Accurate Multi-View Reconstruction
Using Robust Binocular Stereo and Surface Meshing

Derek Bradley, Tamy Boubekeur, Wolfgang Heidrich


CVPR 2008 - Proceedings of the IEEE Conference on Computer Vision and Pattern Recognition


Download: PDF

Abstract

This paper presents a new algorithm for multi-view reconstruction that demonstrates both accuracy and efficiency. Our method is based on robust binocular stereo matching, followed by adaptive point-based filtering of the merged point clouds, and efficient, high-quality mesh generation. All aspects of our method are designed to be highly scalable with the number of views. Our technique produces the most accurate results among current algorithms for a sparse number of viewpoints according to the Middlebury datasets. Additionally, we prove to be the most efficient method among non-GPU algorithms for the same datasets. Finally, our scaled-window matching technique also excels at reconstructing deformable objects with high-curvature surfaces, which we demonstrate with a number of examples.

Overview


The binocular stereo part of our algorithm creates depth maps from pairs of adjacent viewpoints using a scaled-window matching technique. The depth images are converted to 3D points and merged into a single dense point cloud. The second part of the algorithm reconstructs a triangular mesh from the initial point cloud by downsampling, cleaning, and meshing.

Results

Please click on any image to see the full-resolution version.

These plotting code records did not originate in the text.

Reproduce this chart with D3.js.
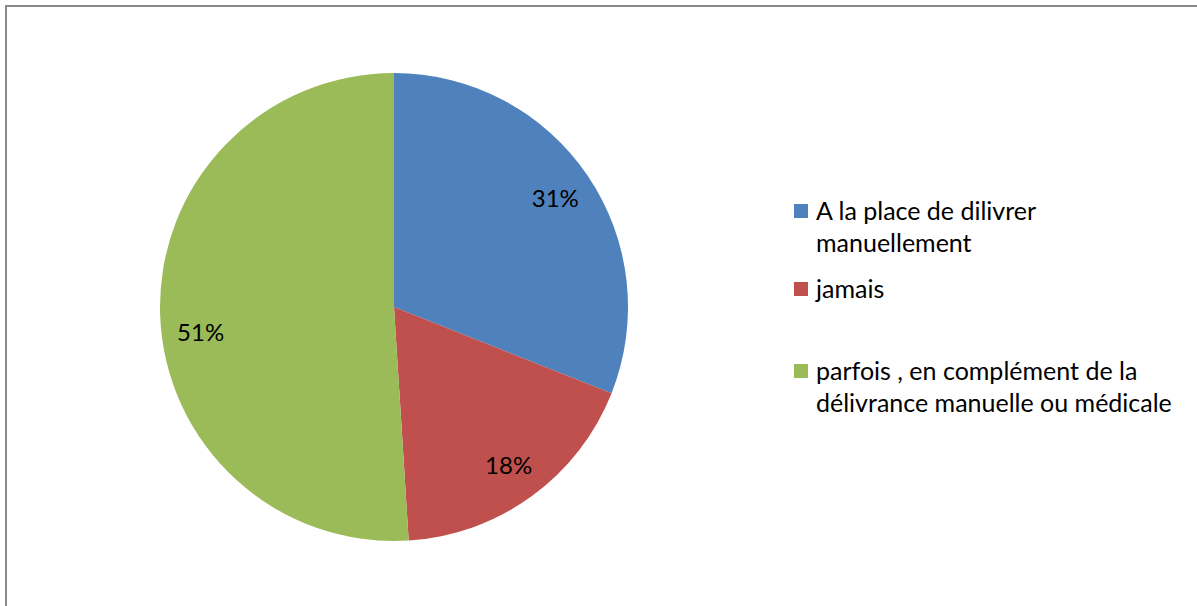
<!DOCTYPE html>
<html>
<head>
<meta charset="utf-8">
<script src="https://cdn.jsdelivr.net/npm/d3@7"></script>
<style>
  html, body { margin: 0; padding: 0; background: #fff; }
  svg { display: block; }
</style>
</head>
<body>
<svg id="chart" width="1197" height="606"></svg>
<script>
// Survey answers and their shares (percent)
const categories = [
  "A la place de dilivrer manuellement",
  "jamais",
  "parfois , en complément de la délivrance manuelle ou médicale"
];
const legendLines = [
  ["A la place de dilivrer", "manuellement"],
  ["jamais"],
  ["parfois , en complément de la", "délivrance manuelle ou médicale"]
];
const values = [31, 18, 51];
const colors = ["#4F81BD", "#C0504D", "#9BBB59"];

const svg = d3.select("#chart");
const font = "Lato, 'Open Sans', sans-serif";

// chart area frame
svg.append("rect")
  .attr("x", 6).attr("y", 6)
  .attr("width", 1300).attr("height", 700)
  .attr("fill", "none")
  .attr("stroke", "#888888")
  .attr("stroke-width", 2);

const cx = 394, cy = 307, R = 234;
const g = svg.append("g").attr("transform", `translate(${cx},${cy})`);

const data = categories.map((c, i) => ({ name: c, value: values[i], color: colors[i] }));

const pie = d3.pie().sort(null).value(d => d.value);
const arc = d3.arc().innerRadius(0).outerRadius(R);

const arcs = pie(data);

g.selectAll("path.slice")
  .data(arcs)
  .join("path")
  .attr("class", "slice")
  .attr("d", arc)
  .attr("fill", d => d.data.color);

// data labels sit inside each slice; the large slice's label is rotated
// slightly away from the horizontal midline ("best fit" placement)
const labelRadius = 195;
const labelAngleNudge = [0, 0, -5.5 * Math.PI / 180];
function labelPos(d, i) {
  const a = (d.startAngle + d.endAngle) / 2 + labelAngleNudge[i];
  return [labelRadius * Math.sin(a), -labelRadius * Math.cos(a)];
}

g.selectAll("text.pct")
  .data(arcs)
  .join("text")
  .attr("class", "pct")
  .attr("transform", (d, i) => `translate(${labelPos(d, i)})`)
  .attr("text-anchor", "middle")
  .attr("dominant-baseline", "central")
  .attr("font-family", font)
  .attr("font-size", 24)
  .attr("fill", "#000")
  .text(d => d.data.value + "%");

// legend
const legendY = [220, 298, 380];
const lg = svg.append("g");
data.forEach((d, i) => {
  lg.append("rect")
    .attr("x", 794).attr("y", legendY[i] - 16)
    .attr("width", 14).attr("height", 14)
    .attr("fill", d.color);
  const t = lg.append("text")
    .attr("x", 816).attr("y", legendY[i])
    .attr("font-family", font)
    .attr("font-size", 25)
    .attr("fill", "#000");
  legendLines[i].forEach((line, j) => {
    t.append("tspan").attr("x", 816).attr("y", legendY[i] + j * 32).text(line);
  });
});
</script>
</body>
</html>
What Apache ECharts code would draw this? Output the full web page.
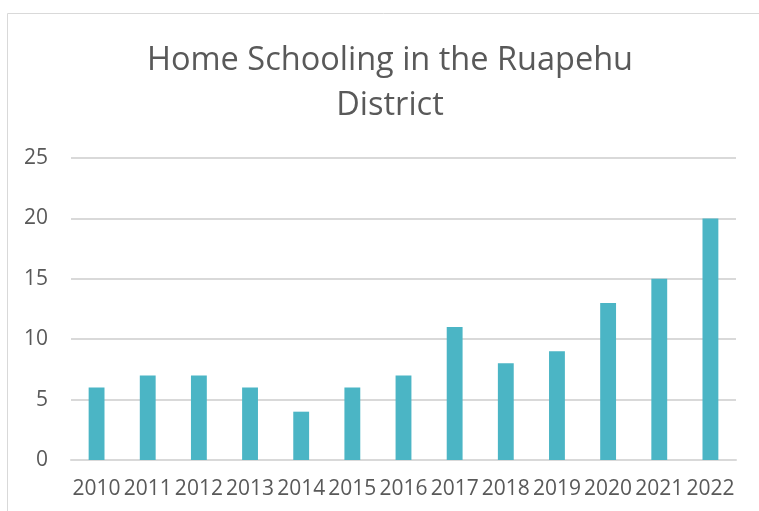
<!DOCTYPE html>
<html><head><meta charset="utf-8">
<script src="https://cdn.jsdelivr.net/npm/echarts@6/dist/echarts.min.js"></script>
<style>html,body{margin:0;padding:0;background:#fff}#c{width:759px;height:511px}</style>
</head><body><div id="c"></div>
<script>
const titleText = "Home Schooling in the Ruapehu\nDistrict";
const categories = ["2010","2011","2012","2013","2014","2015","2016","2017","2018","2019","2020","2021","2022"];
const values = [6,7,7,6,4,6,7,11,8,9,13,15,20];
const yTicks = {min:0, max:25, interval:5};

const chart = echarts.init(document.getElementById('c'), null, {renderer:'canvas'});
chart.setOption({
  animation:false,
  graphic:[{type:'rect', shape:{x:7.5,y:13.5,width:800,height:600}, style:{fill:'none', stroke:'#d9d9d9', lineWidth:1}}],
  title:{text:titleText, left:385, top:33, textAlign:'center',
    textStyle:{fontFamily:'Open Sans', fontSize:32.5, fontWeight:'normal', color:'#595959', lineHeight:45}},
  grid:{left:71, right:23, top:158, bottom:51, containLabel:false},
  xAxis:{type:'category', data:categories,
    axisLine:{lineStyle:{color:'#d9d9d9', width:2}}, axisTick:{show:false},
    axisLabel:{fontFamily:'Open Sans', fontSize:21, color:'#595959', margin:19, interval:0}},
  yAxis:{type:'value', min:yTicks.min, max:yTicks.max, interval:yTicks.interval,
    axisLine:{show:false}, axisTick:{show:false},
    splitLine:{lineStyle:{color:'#d9d9d9', width:2}},
    axisLabel:{fontFamily:'Open Sans', fontSize:21, color:'#595959', margin:23}},
  series:[{type:'bar', data:values, barWidth:'31%', itemStyle:{color:'#4bb5c5'}}]
});
</script></body></html>
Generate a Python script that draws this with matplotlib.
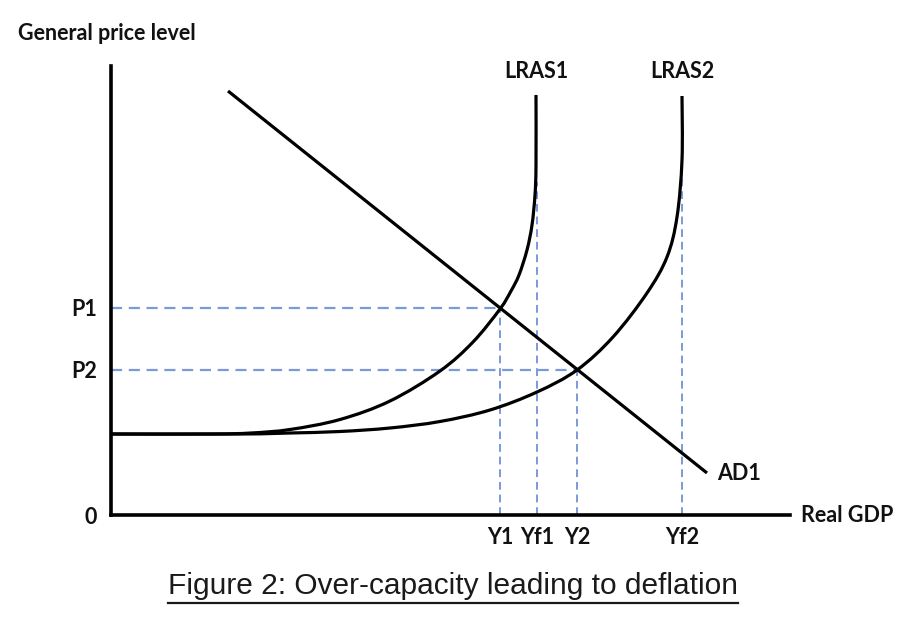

Dino reconstruction from sparse (16) viewpoints. Left: one input image (640x480 resolution). Middle: 944,852 points generated by the binocular stereo stage. Right: reconstructed model (186,254 triangles).

Scaled window matching on the templeRing dataset. Left: one of 47 input images (640x480 resolution). Middle: two disparity images re-colored to show which horizontal window scale was used for matching. Red = sqrt(2), Green = 1, and Blue = 1/sqrt(2). Right: reconstructed model (869,803 triangles).

Sleeve reconstruction. Left: cropped region of 1 of 14 input images (2048x1364). Middle: final reconstruction (290,171 triangles). Right: zoom region to show fine detail.

Crumpled blanket. Left: 1 of 16 input images (1954x1301). Middle: re-colored disparity image to show window scales. Right: final reconstruction (600,468 triangles).


Bean-bag chair reconstruction, before (top) and after (bottom) deformation. Left: 1 of 16 input images (1954x1301). Right: final reconstruction (4,045,820 and 3,370,641 triangles).